Two micro-comments on Universal Basic Income and bad jobs, if I may
It seems to me that many discussions about guaranteed income or/vs guaranteed jobs keep missing a couple of points.
The last example I found of this trend is the article title “Universal Basic Income vs. Job Guarantees: Which Would Help More People?". That article defines the two alternatives as follows:
“job guarantee:" “The policy generally involves giving a $15 per hour full-time job, complete with benefits, for anyone who wants a job working for the federal government”.
Job guarantee sounds like “a means of guaranteeing employment for all who want it, fending off the worst effects of job losses as a changing economy relies more on automation. A lot of these jobs would involve taking care of the very young, as teachers' aids or enrichment counselors, or the very old, as our population ages.”
universal basic income (UBI): just cut the inefficiencies of having to employ people and simply cut everyone a check. Advocates for a basic income argue that giving everyone a fixed monthly wage… could provide people with better economic freedom and avoid trapping them in bad jobs.
Two comments, if I may:
Whether UBI is physically/mathematically feasible is an entirely different matter. Ditto for other side effects of UBI that I and everybody else may have missed. Also, this post is not an endorsement, a denounciation or anything in between of any candidate, in USA or elsewhere. It is just a reminder of a couple of facts, to improve general discussion of these issues:
- UBI would free everybody from bad jobs, not just the people having them
- UBI may be much more compatible than guaranteed jobs with the laws of physics
A real UBI would not free from bad jobs only the people actually trapped in bad jobs. It would free everybody else from going through resource-draining activities that are useless, except as excuses to give someone else a UBI. Banalizing: next time you waste your time and money waiting in line to file some paper instead of emailing it, remember that UBI would eliminate that line, whereas guaranteed jobs would increase it. “Guaranteed jobs” is, by definition, a guarantee that some of those jobs will be unnecessary ones.
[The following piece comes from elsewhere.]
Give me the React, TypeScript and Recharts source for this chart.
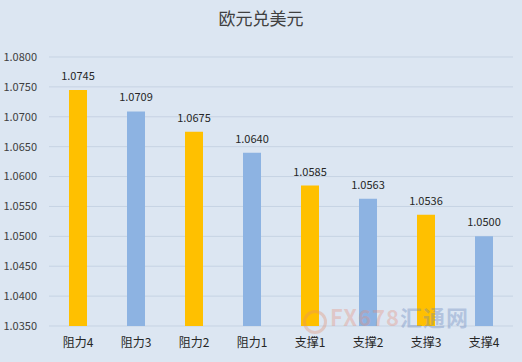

In the “taking care” sector this could, in extreme cases, be just harmful. If the right number of nurses in a hospital it 100, 100 it must be. Not 50, as it is today, but not even 150. You don’t want the frailest people to be assisted by:
- nurses who rotate so frequently that they can’t establish a human relationship with each patient, and nobody knows what’s going on, or
- people who simply are NOT good as nurses, but showed up anyway
only because there MUST be 150 nurses, or more.
About laws of physics: on a large scale, UBI surely minimizes work, that is consumption of energy and raw resources. Guaranteed jobs would, again by definition, aim to do the opposite. Which approach is more consistant with the challenges of our time?